Exercise goal: Identify each line below containing the string "Write" and copy it.
--- begin Records supplied ---
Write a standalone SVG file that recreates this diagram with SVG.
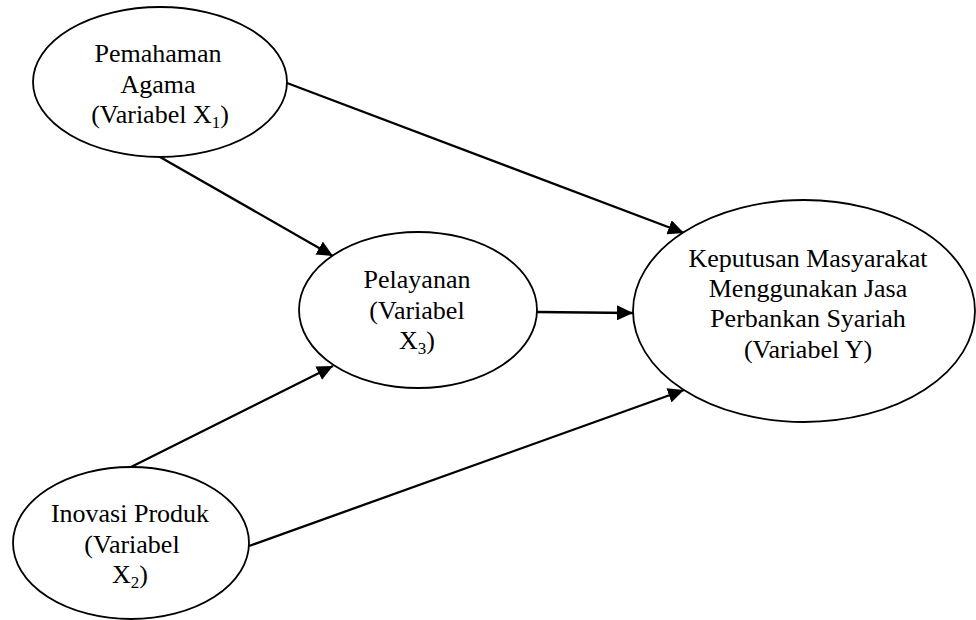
<svg xmlns="http://www.w3.org/2000/svg" width="976" height="620" viewBox="0 0 976 620">
<defs>
<style>
.node{fill:#fff;stroke:#000;stroke-width:1.8}
.lbl{font-family:"Liberation Serif","Times New Roman",serif;font-size:26px;fill:#000;text-anchor:middle}
.sub{font-size:17px}
.edge{stroke:#000;stroke-width:2.3;fill:none;marker-end:url(#arr)}
</style>
<marker id="arr" markerUnits="userSpaceOnUse" markerWidth="17" markerHeight="15" refX="16" refY="7.5" orient="auto">
<path d="M0,0 L16,7.5 L0,15 z" fill="#000"/>
</marker>
</defs>
<rect width="976" height="620" fill="#fff"/>
<g id="connectors">
<line class="edge" x1="287" y1="83" x2="684" y2="233"/>
<line class="edge" x1="160" y1="157" x2="333" y2="256"/>
<line class="edge" x1="537" y1="312" x2="633" y2="313"/>
<line class="edge" x1="131" y1="467" x2="333" y2="366"/>
<line class="edge" x1="249" y1="546" x2="684" y2="390"/>
</g>
<g id="x1">
<ellipse class="node" cx="160" cy="82" rx="127" ry="75"/>
<text class="lbl" x="158" y="62">Pemahaman</text>
<text class="lbl" x="158" y="93">Agama</text>
<text class="lbl" x="160" y="123">(Variabel X<tspan class="sub" dy="5">1</tspan><tspan dy="-5">)</tspan></text>
</g>
<g id="x3">
<ellipse class="node" cx="418" cy="310" rx="119" ry="78"/>
<text class="lbl" x="417" y="288">Pelayanan</text>
<text class="lbl" x="417" y="319">(Variabel</text>
<text class="lbl" x="417" y="349">X<tspan class="sub" dy="5">3</tspan><tspan dy="-5">)</tspan></text>
</g>
<g id="y">
<ellipse class="node" cx="804" cy="311" rx="171" ry="111"/>
<text class="lbl" x="808" y="267">Keputusan Masyarakat</text>
<text class="lbl" x="808" y="297">Menggunakan Jasa</text>
<text class="lbl" x="808" y="327">Perbankan Syariah</text>
<text class="lbl" x="808" y="358">(Variabel Y)</text>
</g>
<g id="x2">
<ellipse class="node" cx="131" cy="543" rx="118" ry="76"/>
<text class="lbl" x="130" y="522">Inovasi Produk</text>
<text class="lbl" x="132" y="553">(Variabel</text>
<text class="lbl" x="130" y="583">X<tspan class="sub" dy="5">2</tspan><tspan dy="-5">)</tspan></text>
</g>
</svg>
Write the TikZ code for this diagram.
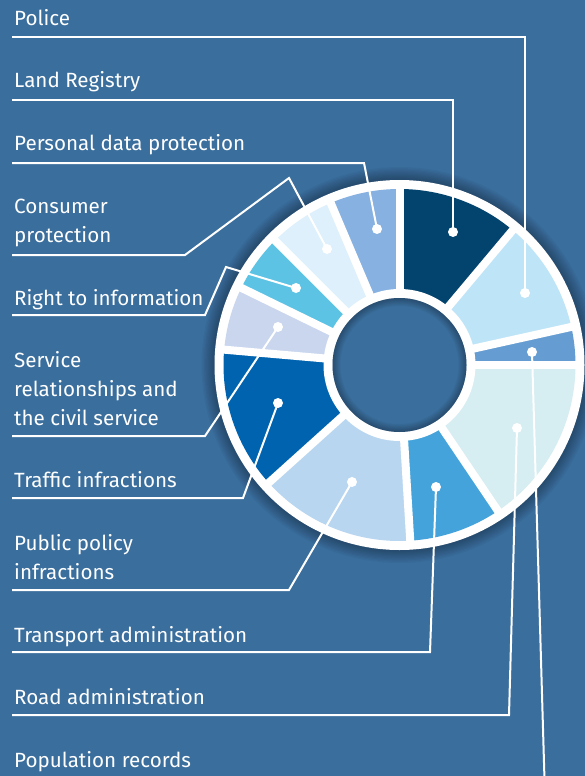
\documentclass[tikz,border=0pt]{standalone}
\usepackage{fontspec}
\setmainfont{Fira Sans}
\definecolor{bg}{RGB}{58,110,157}
\definecolor{cLand}{RGB}{3,68,111}
\definecolor{cPolice}{RGB}{190,228,248}
\definecolor{cPop}{RGB}{101,157,211}
\definecolor{cRoad}{RGB}{214,237,242}
\definecolor{cTrans}{RGB}{69,163,219}
\definecolor{cPublic}{RGB}{184,214,240}
\definecolor{cTraffic}{RGB}{0,99,175}
\definecolor{cService}{RGB}{201,214,238}
\definecolor{cRight}{RGB}{93,195,228}
\definecolor{cConsumer}{RGB}{221,240,251}
\definecolor{cPersonal}{RGB}{134,177,224}
\begin{document}
\begin{tikzpicture}[x=1pt,y=-1pt,
  lbl/.style={anchor=base west, inner sep=0pt, text=white, align=left,
    font=\fontsize{20.6}{29}\selectfont},
  conn/.style={white, line width=2pt},
  dot/.style={circle, fill=white, inner sep=0pt, minimum size=10pt}]
\fill[bg] (0,0) rectangle (585,776);
\useasboundingbox (0,0) rectangle (585,776);
% donut
\begin{scope}[shift={(399.5,365)}]
  \foreach \i in {1,...,10}
    \fill[black,opacity=0.03] (0,0) circle[radius={185pt+1.3pt*\i}];
  \fill[white] (0,0) circle[radius=185pt];
  \foreach \a/\b/\c in {90/50/cLand, 50/12.5/cPolice, 12.5/0/cPop, 0/-56/cRoad,
      -56/-86.5/cTrans, -86.5/-138/cPublic, -138/-185/cTraffic, -185/-206/cService,
      -206/-225/cRight, -225/-247/cConsumer, -247/-270/cPersonal}
    \fill[\c] (0,0) -- (\a:176pt) arc[start angle=\a, end angle=\b, radius=176pt] -- cycle;
  \foreach \t in {90,50,12.5,0,-56,-86.5,-138,-185,-206,-225,-247}
    \draw[white, line width=8pt] (0,0) -- (\t:180pt);
  \fill[white] (0,0) circle[radius=76pt];
  \fill[bg] (0,0) circle[radius=67pt];
  \begin{scope}
    \clip (0,0) circle[radius=67pt];
    \foreach \i in {1,...,8}
      \draw[black, opacity=0.035, line width={2pt*\i}] (0,0) circle[radius=67pt];
  \end{scope}
\end{scope}
% labels (anchor = baseline of the last line)
\node[lbl] (tPolice) at (14,26) {Police};
\node[lbl] (tLand) at (14,88) {Land Registry};
\node[lbl] (tPersonal) at (14,150) {Personal data protection};
\node[lbl] (tConsumer) at (14,242) {Consumer\\protection};
\node[lbl] (tRight) at (14,305) {Right to information};
\node[lbl] (tService) at (14,425) {Service\\relationships and\\the civil service};
\node[lbl] (tTraffic) at (14,487) {Traffic infractions};
\node[lbl] (tPublic) at (14,579) {Public policy\\infractions};
\node[lbl] (tTrans) at (14,642) {Transport administration};
\node[lbl] (tRoad) at (14,704) {Road administration};
\node[lbl] (tPop) at (14,767) {Population records};
% underline ends
\coordinate (uPolice) at (12,37);
\coordinate (uLand) at (12,100);
\coordinate (uPersonal) at (12,163);
\coordinate (uConsumer) at (12,255);
\coordinate (uRight) at (12,315);
\coordinate (uService) at (12,436);
\coordinate (uTraffic) at (12,498);
\coordinate (uPublic) at (12,590);
\coordinate (uTrans) at (12,652);
\coordinate (uRoad) at (12,715);
\coordinate (uPop) at (544.5,780);
% dots
\node[dot] (dLand) at (453,232) {};
\node[dot] (dPolice) at (525,293) {};
\node[dot] (dPop) at (532,352) {};
\node[dot] (dRoad) at (517,428) {};
\node[dot] (dTrans) at (436,487) {};
\node[dot] (dPublic) at (352,482) {};
\node[dot] (dTraffic) at (278,403) {};
\node[dot] (dService) at (278,327) {};
\node[dot] (dRight) at (296,288) {};
\node[dot] (dConsumer) at (327,249) {};
\node[dot] (dPersonal) at (377,229) {};
% connectors
\draw[conn] (dPolice.center) |- (uPolice);
\draw[conn] (dLand.center) |- (uLand);
\draw[conn] (dPersonal.center) -- (364,163) -- (uPersonal);
\draw[conn] (dConsumer.center) -- (289,178) -- (185,255) -- (uConsumer);
\draw[conn] (dRight.center) -- (226,267) -- (205,315) -- (uRight);
\draw[conn] (dService.center) -- (205,436) -- (uService);
\draw[conn] (dTraffic.center) -- (243,498) -- (uTraffic);
\draw[conn] (dPublic.center) -- (289,590) -- (uPublic);
\draw[conn] (dTrans.center) -- (430,652) -- (uTrans);
\draw[conn] (dRoad.center) -- (509,715) -- (uRoad);
\draw[conn] (dPop.center) -- (uPop);
\end{tikzpicture}
\end{document}
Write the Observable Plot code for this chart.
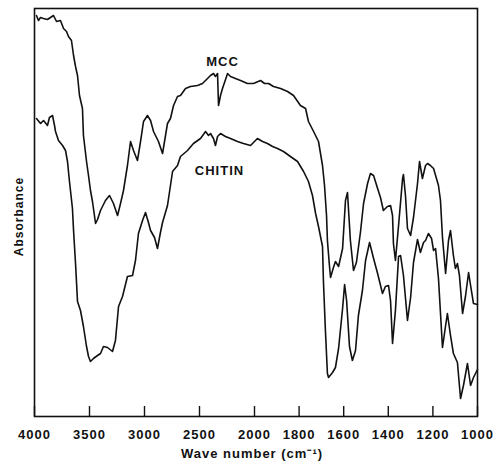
<!DOCTYPE html>
<html>
<head>
<meta charset="utf-8">
<script src="https://cdn.jsdelivr.net/npm/d3@7"></script>
<script src="https://cdn.jsdelivr.net/npm/@observablehq/plot@0.6"></script>
<style>
  body { margin: 0; background: #fff; }
  svg text { letter-spacing: 1px; }
</style>
</head>
<body>
<div id="chart"></div>
<script>
// Wavenumbers (cm-1) and relative absorbance (arbitrary units)
const mccWave = [3982,3964,3945,3918,3882,3855,3827,3800,3764,3736,3709,3691,3664,3645,3627,3609,3591,3564,3555,3527,3509,3491,3473,3455,3445,3427,3400,3355,3318,3282,3245,3218,3191,3155,3127,3100,3064,3036,3009,2973,2945,2918,2873,2836,2809,2791,2764,2736,2700,2673,2627,2582,2518,2473,2427,2400,2373,2355,2336,2327,2309,2291,2245,2218,2173,2127,2064,2009,1973,1955,1937,1915,1883,1852,1825,1794,1771,1758,1735,1713,1695,1686,1677,1673,1664,1659,1646,1637,1623,1605,1592,1583,1570,1556,1543,1525,1511,1493,1480,1466,1448,1435,1422,1404,1390,1381,1377,1368,1354,1336,1332,1323,1314,1300,1287,1269,1260,1247,1233,1224,1211,1197,1184,1175,1166,1157,1143,1130,1121,1108,1099,1090,1081,1067,1054,1040,1031,1018,1000];
const mccAbs = [401,396,399,398,397,399,401,395,396,388,385,380,376,361,350,341,321,308,281,255,241,226,215,201,193,197,206,216,221,213,201,213,226,251,275,266,256,275,295,301,296,285,275,263,281,293,298,311,320,321,328,330,331,333,338,341,343,340,343,311,321,328,343,340,338,336,333,333,336,333,333,330,328,325,321,311,308,295,285,275,251,231,201,176,151,139,149,155,150,168,216,224,176,146,154,184,213,233,243,241,228,219,206,210,211,201,173,156,191,238,242,221,188,181,199,233,255,238,251,253,251,248,238,231,216,179,143,176,186,161,148,153,141,103,120,144,131,113,112];

const chitinWave = [3982,3945,3918,3882,3864,3836,3818,3809,3782,3745,3718,3700,3682,3655,3645,3627,3609,3582,3555,3527,3509,3491,3464,3427,3400,3373,3336,3291,3264,3236,3200,3155,3109,3082,3055,3018,2991,2964,2945,2909,2882,2855,2836,2791,2745,2700,2673,2609,2555,2491,2445,2418,2400,2373,2355,2336,2309,2264,2218,2155,2100,2036,1987,1964,1942,1919,1897,1870,1839,1807,1780,1758,1740,1726,1713,1695,1691,1682,1673,1668,1650,1637,1623,1605,1596,1587,1574,1561,1547,1534,1516,1502,1484,1466,1448,1426,1413,1399,1390,1381,1368,1354,1345,1332,1314,1300,1287,1269,1256,1242,1233,1220,1206,1197,1188,1175,1157,1143,1135,1121,1108,1090,1076,1063,1045,1031,1018,1000];
const chitinAbs = [298,293,296,291,299,301,291,285,276,271,266,255,235,208,186,153,115,106,90,70,60,55,58,61,63,70,69,65,76,110,120,140,141,156,183,196,204,194,186,179,168,184,194,211,245,251,260,266,273,278,285,281,283,278,271,280,283,280,278,275,273,271,278,275,273,270,268,265,260,255,245,235,221,203,190,170,136,86,43,39,44,49,68,108,132,116,70,56,66,101,126,156,174,158,143,123,130,131,116,73,106,160,161,141,96,119,154,177,164,174,176,183,178,166,168,138,69,91,103,81,63,54,18,31,53,31,39,47];

const seriesNames = ["MCC", "CHITIN"];
const labelWave = [2291, 2318];
const labelAbs = [355, 246];

const xTicks = [4000, 3500, 3000, 2500, 2000, 1800, 1600, 1400, 1200, 1000];
const xTickLabels = ["4000", "3500", "3000", "2500", "2000", "1800", "1600", "1400", "1200", "1000"];

const mcc = mccWave.map((w, i) => ({wave: w, abs: mccAbs[i], series: "MCC"}));
const chitin = chitinWave.map((w, i) => ({wave: w, abs: chitinAbs[i], series: "CHITIN"}));
const labels = seriesNames.map((n, i) => ({name: n, wave: labelWave[i], abs: labelAbs[i]}));

const W = 504, H = 466, mT = 8, mB = 50, mL = 34, mR = 27;

const chart = Plot.plot({
  width: W,
  height: H,
  marginTop: mT,
  marginBottom: mB,
  marginLeft: mL,
  marginRight: mR,
  style: {fontFamily: "'Liberation Sans', Arial, sans-serif", fontSize: "13px", color: "#111", background: "#fff"},
  x: {type: "linear", domain: [4000, 2000, 1000], range: [mL, 254, W - mR], axis: null},
  y: {domain: [0, 408], axis: null},
  marks: [
    Plot.frame({stroke: "#111", strokeWidth: 1.6}),
    Plot.tickX(xTicks, {x: d => d, stroke: "#111", strokeWidth: 1.4, insetTop: H - mT - mB - 10}),
    Plot.axisX(xTicks, {tickSize: 0, tickPadding: 13, tickFormat: d => xTickLabels[xTicks.indexOf(d)], fontWeight: "bold", fontSize: 13, fill: "#111", label: null}),
    Plot.line(mcc, {x: "wave", y: "abs", stroke: "#111", strokeWidth: 1.6, strokeLinejoin: "round"}),
    Plot.line(chitin, {x: "wave", y: "abs", stroke: "#111", strokeWidth: 1.6, strokeLinejoin: "round"}),
    Plot.text(labels, {x: "wave", y: "abs", text: "name", fontWeight: "bold", fontSize: 13, fill: "#111"}),
    Plot.text(["Wave number (cm⁻¹)"], {frameAnchor: "bottom", dy: 41, dx: -4, fontWeight: "bold", fontSize: 13, fill: "#111"}),
    Plot.text(["Absorbance"], {frameAnchor: "left", textAnchor: "middle", rotate: -90, dx: -15, dy: 4, fontWeight: "bold", fontSize: 12, fill: "#111"})
  ]
});
document.getElementById("chart").appendChild(chart);
</script>
</body>
</html>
--- end Records supplied ---
Task solution:
Write a standalone SVG file that recreates this diagram with SVG.
Write the TikZ code for this diagram.
Write the Observable Plot code for this chart.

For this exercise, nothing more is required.